When it comes to building long-term wealth, dividend stocks offer a powerful combination: steady income today and capital appreciation tomorrow. The key is choosing companies with durable earnings, disciplined management, and a clear path to growing payouts.
If you’re looking to lock in reliable passive income while positioning for growth, here are two TSX dividend stocks that appear to be compelling five-year holds.
Source: Getty Images
A high-quality asset manager at a discount
Brookfield Asset Management (TSX:BAM) has been caught in a broader sell-off across the asset management sector. Since early 2025, valuations have compressed as investors worry about fee pressure, rising costs, and intensifying competition. While these concerns are real, the market appears to be overlooking Brookfield’s underlying strength.
The company continues to deliver strong operational performance. In 2025, fee revenues climbed 17% to US$5.5 billion, while fee-related earnings rose 20% to US$3.1 billion, leading to distributable earnings — the cash flow that supports dividends — increasing by 14% to US$2.7 billion.
This distinction matters. Distributable earnings provide a clearer view of dividend sustainability than net income because distributable earnings exclude non-cash items and focus on real cash generation. For income-focused investors, that kind of growth is exactly what you want to see.
On a per-share basis, growth remains solid, with fee-related earnings up roughly 22%. Despite this, the stock trades around $59, down about 30% from its highs, pushing the dividend yield to an attractive 4.7%.
For long-term investors, this disconnect between price and performance creates opportunity. You’re effectively buying a globally diversified alternative asset manager — with exposure to infrastructure, real estate, and private equity — at a discounted valuation, while getting paid to wait.
A reliable dividend grower with steady upside
Manulife Financial (TSX:MFC) offers a different opportunity. As one of Canada’s largest insurers, it combines stable cash flows with consistent dividend growth.
After a recent pullback, Manulife trades near $47 per share, with a price-to-earnings (P/E) ratio of about 11 — a reasonable valuation for a company expected to grow earnings per share by roughly 9% annually over the next couple of years.
More importantly for income investors, Manulife continues to reward shareholders. The company just raised its dividend by about 10% last month, in line with its decade-long track record of similar growth. At current prices, the stock yields approximately 4.1%.
This consistency is what makes Manulife particularly attractive for a five-year horizon. Its business model — spanning insurance, wealth management, and strong exposure to Asian markets — provides both stability and growth potential.

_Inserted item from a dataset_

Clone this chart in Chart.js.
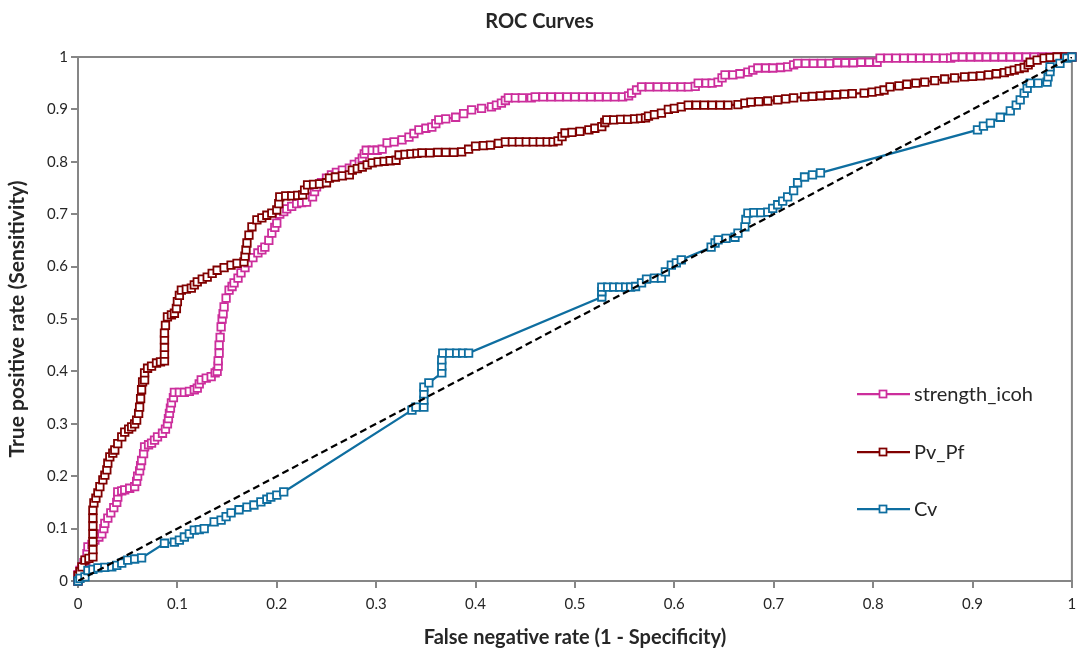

As earnings expand, dividends will likely follow. That means investors benefit from both rising income and potential share price appreciation over time.
Why these stocks belong in a five-year portfolio
Both Brookfield Asset Management and Manulife Financial share a critical trait: they support reliably growing dividends.
Brookfield offers higher growth potential with some volatility, while Manulife provides steadier, more predictable returns. Together, they create a balanced approach to income investing — blending yield, growth, and resilience.
Investor takeaway
For investors seeking dependable passive income and long-term upside, Brookfield Asset Management and Manulife Financial seem to be smart five-year holds. With attractive yields, solid fundamentals, and room for dividend growth, these stocks are well-positioned to reward patient investors.